People’s Democracy Party of South Korea in Britain to protest deployment of THAAD

The Republic of Korea is host to over 55 US bases. During March and April a series of joint US-ROK military exercises took place on and around the Korean peninsula, involving approximately 10,000 ROK and 12,800 US air, ground, naval and special operations forces.

A delegation from the newly-formed People’s Democracy Party of South Korea visited Britain to draw attention to opposition to these war preparation exercises and the deployment of THAAD, Terminal High Altitude Area Defense, a US anti-missile system.  

London CND chair, Carol Turner joined them in Trafalgar Square on 4 May, wich placards which read: ‘Stop the nuclear war exercises in South Korea’, ‘Stop THAAD deployment’, and ‘US troops out of Korea’. PDP delegations also protested in the US and Germany.

In Britain, they also visited RAF Croughton in Northamptonshire with members of Oxford CND, a communications station which processes around one third of all US military communications in Europe; and and Menwith Hill in West Yorkshire with the Campaign Against American Bases, a spy station providing the US National Security Agency with communications and intelligence across the entire northern hemisphere.PDP delegations also protested in the US and Germany.

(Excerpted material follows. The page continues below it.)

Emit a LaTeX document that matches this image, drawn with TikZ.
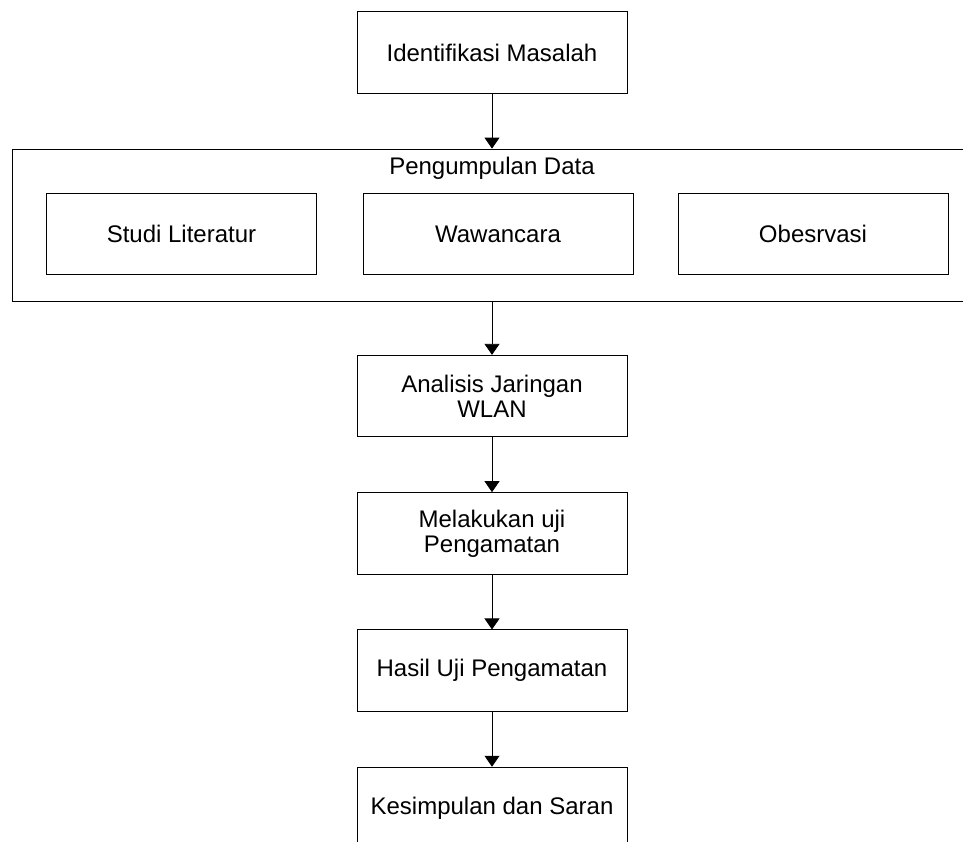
\documentclass[tikz,border=0pt]{standalone}
\usepackage{fontspec}
\setmainfont{Liberation Sans}
\usetikzlibrary{positioning, arrows.meta}
\tikzset{
	->,
	>={Triangle[width=7.5pt,length=5.5pt]},
	node distance=27.5pt,
	line width=0.75pt,
	every node/.style={font=\fontsize{12}{12.5}\selectfont},
	box/.style={draw, rectangle, align=center, minimum width=135pt, minimum height=40.75pt, inner sep=2pt},
	group/.style={draw, rectangle, minimum width=494pt, minimum height=76pt, inner sep=0pt},
}

\begin{document}
\begin{tikzpicture}[x=0.5pt, y=-0.5pt]
			\useasboundingbox (0,0) rectangle (963,841);
			\node[group] (DATA) at (506,225) {};
			\node (DATALBL) at (492,168) {Pengumpulan Data};
			\node[box] (IDENT) at (492,52.5) {Identifikasi Masalah};
			\node[box] (STUDI) at (181.5,234) {Studi Literatur};
			\node[box] (WAWAN) at (498,234) {Wawancara};
			\node[box] (OBS) at (813,234) {Obesrvasi};
			\node[box] (ANALISIS) at (492,396) {Analisis Jaringan\\WLAN};
			\node[box, below=of ANALISIS] (UJI) {Melakukan uji\\Pengamatan};
			\node[box, below=of UJI] (HASIL) {Hasil Uji Pengamatan};
			\node[box, below=of HASIL] (KESIMPULAN) {Kesimpulan dan Saran};
			
			
			\draw (IDENT) -- (IDENT |- DATA.north);
			\draw (ANALISIS |- DATA.south) -- (ANALISIS);
			\draw (ANALISIS) -- (UJI);
			\draw (UJI) -- (HASIL);
			\draw (HASIL) -- (KESIMPULAN);
		\end{tikzpicture}
\end{document}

Founded in November 2016, the PDP grew out of street protests against austerity and corruption. The party has links with South Korean trade unions and NGOs campaigning for civil rights and against austerity. 

A South Korean presidential election was held on 9 May, after the impeachment and dismissal of the serving president Park Geun-hye. Moon Jae-in of the Democratic Party won election with 41.08%, and he assumed office immediately.

Moon, described as a pragmatic but left-leaning liberal by the western media, represents a shift away from the conservatism of his predecessor. During his campaign, he criticised what he described as Washington’s undemocratic haste to deploy THADD in South Korea, but said only that he would ‘review’ its future if elected. He also aligned himself with President Trump, declaring the Obama administration’s strategic patience policy a failure.

It’s thought likely that Moon will reintroduce the ‘sunshine policy’ of engagement with North Korea, which was halted in 2007. As nuclear tensions on the Korean Peninsula rise, we await with interest the outcome of these changes.